Ja bym chciał, żeby inne inwestycje w kraju też korzystały z takiej formuły, gdzie mamy możliwość negocjacji, gdzie mamy możliwość wypłacenia godnych odszkodowań i gdzie mamy szeroki program wsparcia także dla tych osób, które tę nieruchomość zbywają, a konieczne zatem z tym związane są ich przeprowadzki, zmiany trybu życia, być może nawet zatrudnienia. W tym wszystkim możemy pomóc, to jest coś, czego w polskich inwestycjach infrastrukturalnych jeszcze nie było
– mówi Filip Czernicki.
W polskich inwestycjach infrastrukturalnych nie było również przedsięwzięcia o takiej skali jak budowa CPK i jego komponentu kolejowego. To, zdaniem prezesa CPK, jest największym wyzwaniem związanym z realizacją całego projektu.

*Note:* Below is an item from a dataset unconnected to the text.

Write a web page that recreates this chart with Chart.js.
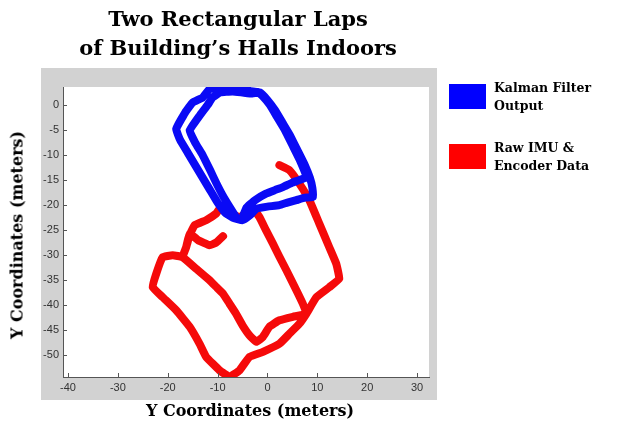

To przedsięwzięcie rozłożone na dziesięciolecia. Ten pierwszy etap inwestycji związany z samym lotniskiem i pierwszymi komponentami Y w kolei dużych prędkości jest jeszcze w takim horyzoncie, który możemy sobie wyobrazić. Ale jeżeli mamy myśleć o inwestycjach w szerszym horyzoncie, to ich skala i poziom ich zaawansowania technologicznego są chyba tutaj najważniejszym komponentem. Pamiętajmy, że w Polsce nie było kolei dużych prędkości, to jest zupełnie nowa technologia, zarówno w zakresie samego posadowienia trakcji, jak i nawet zespołów trakcyjnych. To są jednak pociągi, których w Polsce nie było, musimy je certyfikować, musimy je przetestować i to jest olbrzymie wyzwanie
– podkreśla.
Decyzje rządu mają dotyczyć także komponentu kolejowego CPK i zaplanowanych tras kolei dużych prędkości. Najbardziej zaawansowane są prace projektowe nad połączeniem między Warszawą, CPK i Łodzią.